When the iGEM year started, we thought about how we could ease the work in the lab using our OT-2. We decided automating the cloning process would be a great idea and soon got into contact with Promega to tell them about our vision. Margarete Schwarz, area manager of southwest germany, and Nans Bodet, a Field Support Scientist (FSS) from the automation department at Promega, were both convinced that the automation of the cloning workflow would be a challenge, but with creativity and some work it would be a major breakthrough and a great tool for everyone with access to an OT-2.

In a skype call both agreed that they would love to see Promegas Wizard® MagneSil® Plasmid Purification System integrated into the workflow, being Promegas very first automated workflow in Opentrons OT-2 and the first protocol for plasmid purification in a large collection of Opentrons protocols.
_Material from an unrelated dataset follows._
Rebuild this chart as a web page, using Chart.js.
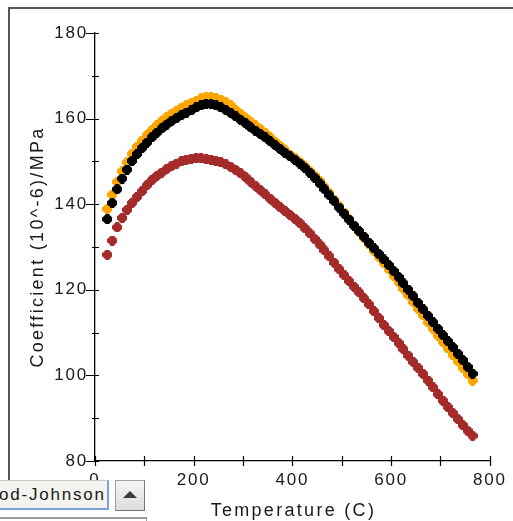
<!DOCTYPE html>
<html>
<head>
<meta charset="utf-8">
<script src="https://cdn.jsdelivr.net/npm/chart.js@4.4.0/dist/chart.umd.min.js"></script>
<style>
  html, body { margin: 0; padding: 0; background: #fff; overflow: hidden; }
  #wrap { position: relative; width: 513px; height: 521px; }
  #frame { position: absolute; left: 8px; top: 7px; width: 510px; height: 474px;
           border-left: 2px solid #555; border-top: 2px solid #555; }
  #combo { position: absolute; left: -2px; top: 480px; width: 111px; height: 30px;
           background: #f3f3f0; border: 1px solid #c8c8c8; border-right: 2px solid #7ba2dc;
           border-bottom: 2px solid #7ba2dc; box-sizing: border-box; overflow: hidden;
           font: 17px 'Liberation Sans', Arial, sans-serif; letter-spacing: 1.8px; color: #1a1a1a;
           line-height: 28px; white-space: nowrap; }
  #btn { position: absolute; left: 115px; top: 480px; width: 30px; height: 31px; box-sizing: border-box;
         background: linear-gradient(#f6f6f6, #dcdcdc); border: 1px solid #a0a0a0;
         border-right-color: #777; border-bottom-color: #777; }
  #btn:after { content: ""; position: absolute; left: 7px; top: 10px; width: 0; height: 0;
               border-left: 7px solid transparent; border-right: 7px solid transparent;
               border-bottom: 7px solid #3a3a3a; }
  #under { position: absolute; left: 0; top: 517px; width: 146px; height: 6px;
           border-top: 2px solid #9a9a9a; border-right: 1px solid #9a9a9a; }
</style>
</head>
<body>
<div id="wrap">
  <canvas id="chart1" width="513" height="521"></canvas>
  <div id="frame"></div>
  <div id="combo">od-Johnson</div>
  <div id="btn"></div>
  <div id="under"></div>
</div>
<script>
// Temperaturas (C)
var temps = [25, 35, 45, 55, 65, 75, 85, 95, 105, 115, 125, 135, 145, 155, 165, 175, 185, 195, 205, 215,
    225, 235, 245, 255, 265, 275, 285, 295, 305, 315, 325, 335, 345, 355, 365, 375, 385, 395, 405, 415,
    425, 435, 445, 455, 465, 475, 485, 495, 505, 515, 525, 535, 545, 555, 565, 575, 585, 595, 605, 615,
    625, 635, 645, 655, 665, 675, 685, 695, 705, 715, 725, 735, 745, 755, 765];

// Serie negra
var blackValues = [136.5, 140.3, 143.5, 146.0, 148.1, 150.1, 151.7, 153.1, 154.4, 155.6, 156.7, 157.7, 158.6, 159.4, 160.1, 160.8, 161.4, 161.9, 162.6, 163.1,
    163.4, 163.4, 163.1, 162.6, 162.0, 161.3, 160.5, 159.7, 158.9, 158.0, 157.2, 156.4, 155.6, 154.7, 153.8, 152.9, 152.0, 151.2, 150.4, 149.5,
    148.5, 147.4, 146.2, 144.9, 143.5, 142.1, 140.7, 139.2, 137.8, 136.4, 135.0, 133.7, 132.4, 131.0, 129.7, 128.4, 127.1, 125.8, 124.4, 123.0,
    121.5, 120.0, 118.5, 116.9, 115.4, 113.9, 112.4, 110.9, 109.4, 108.0, 106.6, 105.1, 103.6, 102.0, 100.4];

// Serie naranja
var orangeValues = [138.9, 142.2, 145.2, 147.7, 149.8, 151.8, 153.4, 154.8, 156.1, 157.3, 158.4, 159.4, 160.3, 161.1, 161.8, 162.5, 163.1, 163.6, 164.1, 164.7,
    165.0, 165.0, 164.8, 164.4, 163.8, 163.1, 162.0, 161.1, 160.2, 159.3, 158.4, 157.5, 156.6, 155.6, 154.6, 153.6, 152.6, 151.6, 150.8, 149.9,
    148.9, 147.8, 146.7, 145.5, 144.0, 142.6, 141.0, 139.5, 138.0, 136.5, 135.0, 133.6, 132.1, 130.6, 129.1, 127.7, 126.3, 124.8, 123.3, 121.8,
    120.2, 118.7, 117.1, 115.5, 114.0, 112.4, 110.9, 109.3, 107.8, 106.3, 104.8, 103.3, 101.8, 100.3, 98.8];

// Serie roja
var redValues = [128.2, 131.5, 134.6, 136.8, 138.7, 140.3, 141.7, 143.0, 144.4, 145.6, 146.6, 147.4, 148.2, 148.9, 149.5, 150.0, 150.4, 150.6, 150.8, 150.7,
    150.6, 150.4, 150.1, 149.8, 149.3, 148.7, 148.0, 147.2, 146.3, 145.3, 144.3, 143.3, 142.3, 141.3, 140.3, 139.3, 138.4, 137.5, 136.6, 135.6,
    134.4, 133.2, 131.9, 130.6, 129.2, 127.8, 126.3, 124.8, 123.4, 122.0, 120.7, 119.4, 118.0, 116.6, 115.0, 113.4, 111.8, 110.4, 109.0, 107.6,
    106.1, 104.6, 103.1, 101.7, 100.3, 98.8, 97.2, 95.6, 94.1, 92.6, 91.2, 89.8, 88.4, 87.1, 85.9];

// Etiquetas de los ejes
var xTitle = "Temperature (C)";
var yTitle = "Coefficient (10^-6)/MPa";
var xTickLabels = [0, 200, 400, 600, 800];
var yTickLabels = [80, 100, 120, 140, 160, 180];

var FONT = "'Liberation Sans', Arial, sans-serif";

// Marcador en forma de cruz gruesa
function plusMarker(color) {
    var c = document.createElement('canvas');
    c.width = 10;
    c.height = 10;
    var g = c.getContext('2d');
    g.fillStyle = color;
    g.fillRect(3, 0, 4, 10);
    g.fillRect(0, 3, 10, 4);
    g.fillRect(1, 1, 8, 8);
    g.clearRect(0, 0, 1, 1);
    g.clearRect(9, 0, 1, 1);
    g.clearRect(0, 9, 1, 1);
    g.clearRect(9, 9, 1, 1);
    g.clearRect(1, 1, 1, 1);
    g.clearRect(8, 1, 1, 1);
    g.clearRect(1, 8, 1, 1);
    g.clearRect(8, 8, 1, 1);
    return c;
}

function toPoints(values) {
    return temps.map(function (t, i) { return { x: t, y: values[i] }; });
}

// Ticks y titulos dibujados a mano sobre las escalas
var axisExtras = {
    id: 'axisExtras',
    beforeDraw: function (chart) {
        chart.ctx.letterSpacing = '1.8px';
    },
    afterDraw: function (chart) {
        var ctx = chart.ctx;
        var xs = chart.scales.x, ys = chart.scales.y;
        var x0 = xs.left, y0 = ys.bottom;
        ctx.save();
        ctx.strokeStyle = '#000';
        ctx.lineWidth = 1.2;
        ctx.beginPath();
        for (var v = 80; v <= 180; v += 10) {
            var py = Math.round(ys.getPixelForValue(v)) + 0.5;
            var major = v % 20 === 0;
            ctx.moveTo(x0 - (major ? 9 : 3), py);
            ctx.lineTo(x0 + 4, py);
        }
        for (var t = 0; t <= 800; t += 100) {
            var px = Math.round(xs.getPixelForValue(t)) + 0.5;
            ctx.moveTo(px, y0 - 5);
            ctx.lineTo(px, y0 + 5);
        }
        ctx.stroke();

        ctx.fillStyle = '#1a1a1a';
        ctx.font = '18px ' + FONT;
        ctx.letterSpacing = '2.3px';
        ctx.textAlign = 'center';
        ctx.textBaseline = 'alphabetic';
        ctx.fillText(xTitle, (xs.left + xs.right) / 2 + 1, 516);
        ctx.translate(42.5, (ys.top + ys.bottom) / 2);
        ctx.rotate(-Math.PI / 2);
        ctx.fillText(yTitle, 0, 0);
        ctx.restore();
    }
};

// Configuracion del grafico
var config = {
    type: 'scatter',
    data: {
        datasets: [{
            label: 'black',
            data: toPoints(blackValues),
            pointStyle: plusMarker('#000000'),
            pointRadius: 4
        }, {
            label: 'orange',
            data: toPoints(orangeValues),
            pointStyle: plusMarker('#ffa500'),
            pointRadius: 4
        }, {
            label: 'red',
            data: toPoints(redValues),
            pointStyle: plusMarker('#a52a2a'),
            pointRadius: 4
        }]
    },
    plugins: [axisExtras],
    options: {
        responsive: false,
        animation: false,
        events: [],
        layout: { padding: { left: 0, top: 33, right: 23, bottom: 0 } },
        plugins: { legend: { display: false }, tooltip: { enabled: false } },
        scales: {
            x: {
                type: 'linear',
                min: 0,
                max: 800,
                afterFit: function (s) { s.height = 60; },
                afterBuildTicks: function (s) { s.ticks = xTickLabels.map(function (v) { return { value: v }; }); },
                grid: { display: false, drawTicks: false },
                border: { display: true, color: '#000', width: 1.3 },
                ticks: { color: '#1a1a1a', padding: 9, maxRotation: 0, autoSkip: false, font: { family: FONT, size: 17 } }
            },
            y: {
                min: 80,
                max: 180,
                afterFit: function (s) { s.width = 95; },
                afterBuildTicks: function (s) { s.ticks = yTickLabels.map(function (v) { return { value: v }; }); },
                grid: { display: false, drawTicks: false },
                border: { display: true, color: '#000', width: 1.3 },
                ticks: { color: '#1a1a1a', padding: 7, autoSkip: false, font: { family: FONT, size: 17 } }
            }
        }
    }
};

// Crear el grafico
var ctxChart1 = document.getElementById('chart1').getContext('2d');
new Chart(ctxChart1, config);
</script>
</body>
</html>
Promega covered our costs in terms of kits we needed for the protocols so we could focus on optimizing the workflow.

We performed the plasmid purification a few times manually, so we would get familiar with the whole workflow and get a feeling where problems in the automated process could arise. We were in regular contact with Nans and he gave great advice on how to automate the shaking process in the OT-2 and that we would need the 8-channel pipette to scale up the number of samples that could be handled with our protocol. For the shaker he told us to get in contact with QInstruments, a company which designs and builds small shakers that are simultaneously capable of heating and cooling the samples. Thanks to recommendations from Nans a member of their support team, Ralf Paetzold, wrote us back and kindly helped us to secure a permanent loan for the BioShake D30-T elm back in June. Through a grant our team won, we were able to purchase the 8-channel pipette arm.

When the shaker arrived, we realized it was a bit bigger than the SPS format for modules in the OT-2 and needed stabilizing support. We designed an adapter for the shaker that is robust enough to withstand the forces that occur during intense shaking (LINK TO HARDWARE).

Furthermore, Opentron is currently rolling out a major update from their OT-2 3.9 to 4.0 firmware that included a lot of paradigm change. This changed the way had to define our labware and we ended up defining our shaker module coordinates as a Python dictionary importable via a .json file. After some calibrations with our OT-2 we were trying to finish the protocol; thankfully Opentron customer service was patient with us. They told us how to calibrate the OT-2 directly via the terminal because we had some difficulties.

In late august Margarete Schwarz paid us a visit, curious about how the plasmid purification with Promegas Kit would perform and look like in the OT-2. We were also asked to write a blog post about our thoughts and progress on automating plasmid purification for the Promega Connections Blog.

By the end of this iGEM year we were able to develop a working protocol for the single-channel pipette for up to 6 samples, as well as a protocol for the 8-channel pipette for up to 48 samples.

We are very happy about this fruit bearing interaction, we think both sides profited from this cooperation in a big way.